From cb251e1e152e8361577b661590049e604c06583b Mon Sep 17 00:00:00 2001
From: Arseniy Volynets <vol0ncar@yandex.ru>
Date: Mon, 4 Dec 2023 01:07:45 +0300
Subject: [PATCH] feat: support union all with global tbls

- update sbroad submodule to commit
supporting union all with global tbls
- add integration tests
---
 sbroad               |   2 +-
 src/sql/router.rs    |   4 +-
 test/int/test_sql.py | 196 +++++++++++++++++++++++++++++++++++++++++--
 3 files changed, 192 insertions(+), 10 deletions(-)

diff --git a/sbroad b/sbroad
index 46accea5f6..4cb04bfc0b 160000
--- a/sbroad
+++ b/sbroad
@@ -1 +1 @@
-Subproject commit 46accea5f6bb77d77e8b0963d8d6f9a0b54b3a6d
+Subproject commit 4cb04bfc0b957aee2d1529db276e3ead758ffe62
diff --git a/src/sql/router.rs b/src/sql/router.rs
index 8e5e6af4da..4fb164eabe 100644
--- a/src/sql/router.rs
+++ b/src/sql/router.rs
@@ -7,7 +7,7 @@ use sbroad::executor::bucket::Buckets;
 use sbroad::executor::engine::helpers::vshard::{
     exec_ir_on_all_buckets, exec_ir_on_some_buckets, get_random_bucket,
 };
-use sbroad::executor::engine::helpers::{dispatch, explain_format, materialize_motion};
+use sbroad::executor::engine::helpers::{dispatch_impl, explain_format, materialize_motion};
 use sbroad::executor::engine::helpers::{sharding_key_from_map, sharding_key_from_tuple};
 use sbroad::executor::engine::{QueryCache, Router, Vshard};
 use sbroad::executor::ir::{ConnectionType, ExecutionPlan, QueryType};
@@ -235,7 +235,7 @@ impl Router for RouterRuntime {
         top_id: usize,
         buckets: &sbroad::executor::bucket::Buckets,
     ) -> Result<Box<dyn std::any::Any>, SbroadError> {
-        dispatch(self, plan, top_id, buckets)

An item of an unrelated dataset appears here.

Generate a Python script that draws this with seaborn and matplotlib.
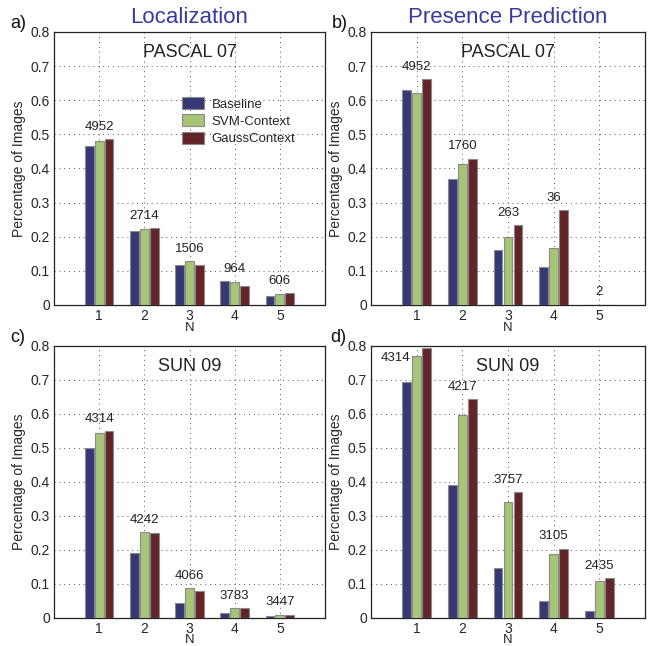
import numpy as np
import pandas as pd
import matplotlib
matplotlib.use("Agg")
import matplotlib.pyplot as plt
import seaborn as sns

sns.set_style("white")
plt.rcParams['font.family'] = ['Liberation Sans', 'DejaVu Sans']

n_values = [1, 2, 3, 4, 5]
methods = ["Baseline", "SVM-Context", "GaussContext"]
colors = {"Baseline": "#2b2e80", "SVM-Context": "#a9d26a", "GaussContext": "#6d1a1f"}

# a) Localization, PASCAL 07
loc_pascal_base = [0.467, 0.217, 0.118, 0.070, 0.027]
loc_pascal_svm = [0.480, 0.222, 0.128, 0.066, 0.032]
loc_pascal_gauss = [0.485, 0.225, 0.116, 0.056, 0.035]
loc_pascal_counts = [4952, 2714, 1506, 964, 606]

# b) Presence Prediction, PASCAL 07
pres_pascal_base = [0.630, 0.369, 0.160, 0.111, 0.001]
pres_pascal_svm = [0.622, 0.412, 0.200, 0.166, 0.001]
pres_pascal_gauss = [0.661, 0.429, 0.235, 0.277, 0.001]
pres_pascal_counts = [4952, 1760, 263, 36, 2]

# c) Localization, SUN 09
loc_sun_base = [0.498, 0.190, 0.044, 0.012, 0.004]
loc_sun_svm = [0.543, 0.251, 0.086, 0.028, 0.009]
loc_sun_gauss = [0.548, 0.250, 0.078, 0.028, 0.008]
loc_sun_counts = [4314, 4242, 4066, 3783, 3447]

# d) Presence Prediction, SUN 09
pres_sun_base = [0.693, 0.391, 0.147, 0.048, 0.018]
pres_sun_svm = [0.768, 0.597, 0.339, 0.187, 0.107]
pres_sun_gauss = [0.793, 0.642, 0.369, 0.203, 0.115]
pres_sun_counts = [4314, 4217, 3757, 3105, 2435]

panels = [
    ("a)", "PASCAL 07", [loc_pascal_base, loc_pascal_svm, loc_pascal_gauss], loc_pascal_counts),
    ("b)", "PASCAL 07", [pres_pascal_base, pres_pascal_svm, pres_pascal_gauss], pres_pascal_counts),
    ("c)", "SUN 09", [loc_sun_base, loc_sun_svm, loc_sun_gauss], loc_sun_counts),
    ("d)", "SUN 09", [pres_sun_base, pres_sun_svm, pres_sun_gauss], pres_sun_counts),
]

fig = plt.figure(figsize=(6.61, 6.46), dpi=100)
rects = [
    [0.0817, 0.5279, 0.410, 0.4226],
    [0.5613, 0.5279, 0.4145, 0.4226],
    [0.0817, 0.0440, 0.410, 0.4210],
    [0.5613, 0.0440, 0.4145, 0.4210],
]
tag_x = [0.016, 0.502, 0.016, 0.499]

for i, (tag, dataset, series, counts) in enumerate(panels):
    ax = fig.add_axes(rects[i])
    rows = []
    for m, vals in zip(methods, series):
        for n, v in zip(n_values, vals):
            rows.append({"N": str(n), "method": m, "value": v})
    df = pd.DataFrame(rows)
    sns.barplot(data=df, x="N", y="value", hue="method", hue_order=methods,
                palette=colors, width=0.66, gap=0.12, edgecolor="#8a8a8a",
                linewidth=0.8, ax=ax, legend=(i == 0), zorder=3)
    ax.set_xlim(-1, 5)
    ax.set_ylim(0, 0.8)
    ax.set_yticks(np.arange(0, 0.81, 0.1))
    ax.set_yticklabels(["0"] + [f"{t:.1f}" for t in np.arange(0.1, 0.81, 0.1)])
    ax.grid(True, linestyle=(0, (1, 4)), color="#555555", linewidth=0.7)
    ax.tick_params(length=0, labelsize=10, pad=3)
    ax.set_xlabel("N", fontsize=9.5, labelpad=-1)
    ax.set_ylabel("Percentage of Images", fontsize=10, labelpad=3)
    for s in ax.spines.values():
        s.set_color("#222222")
        s.set_linewidth(0.9)

    ax.text(0.5, 0.925, dataset, transform=ax.transAxes, ha="center",
            va="center", fontsize=13, color="#222222")

    for k, c in enumerate(counts):
        top = max(series[j][k] for j in range(3))
        if top + 0.05 > 0.78:
            ax.text(k - 0.13, series[1][k] - 0.005, str(c), ha="right",
                    va="center", fontsize=9.5, color="#222222", zorder=4)
        else:
            ax.text(k, top + 0.018, str(c), ha="center", va="bottom",
                    fontsize=9.5, color="#222222", zorder=4)

    if i == 0:
        ax.legend(loc="upper left", bbox_to_anchor=(0.43, 0.805), frameon=False,
                  fontsize=9.5, handlelength=1.6, handleheight=1.0,
                  labelspacing=0.3, handletextpad=0.6)

    fig.text(tag_x[i], rects[i][1] + rects[i][3] + 0.013, tag,
             fontsize=13, ha="left", va="center", color="#111111")

fig.text(0.2867, 0.9735, "Localization", ha="center", va="center",
         fontsize=16, color="#3a3a9e")
fig.text(0.768, 0.9735, "Presence Prediction", ha="center", va="center",
         fontsize=16, color="#3a3a9e")

fig.savefig("out.png", dpi=100)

+        dispatch_impl(self, plan, top_id, buckets)
     }
 
     fn explain_format(&self, explain: String) -> Result<Box<dyn std::any::Any>, SbroadError> {
diff --git a/test/int/test_sql.py b/test/int/test_sql.py
index 07e08fe5b3..26dd30464e 100644
--- a/test/int/test_sql.py
+++ b/test/int/test_sql.py
@@ -1,13 +1,7 @@
 import pytest
 import re
 
-from conftest import (
-    Cluster,
-    KeyDef,
-    KeyPart,
-    Retriable,
-    ReturnError,
-)
+from conftest import Cluster, KeyDef, KeyPart, ReturnError, Retriable
 
 
 def test_pico_sql(cluster: Cluster):
@@ -510,6 +504,194 @@ def test_join_with_global_tbls(cluster: Cluster):
     Retriable(rps=5, timeout=6).call(check_left_join_complex_global_child_vs_any)
 
 
+def test_union_all_on_global_tbls(cluster: Cluster):
+    cluster.deploy(instance_count=1)
+    i1 = cluster.instances[0]
+
+    ddl = i1.sql(
+        """
+        create table g (a int not null, b int not null, primary key (a))
+        using memtx
+        distributed globally
+        option (timeout = 3)
+        """
+    )
+    assert ddl["row_count"] == 1
+
+    for i, j in [(1, 1), (2, 2), (3, 2)]:
+        index = i1.cas("insert", "G", [i, j])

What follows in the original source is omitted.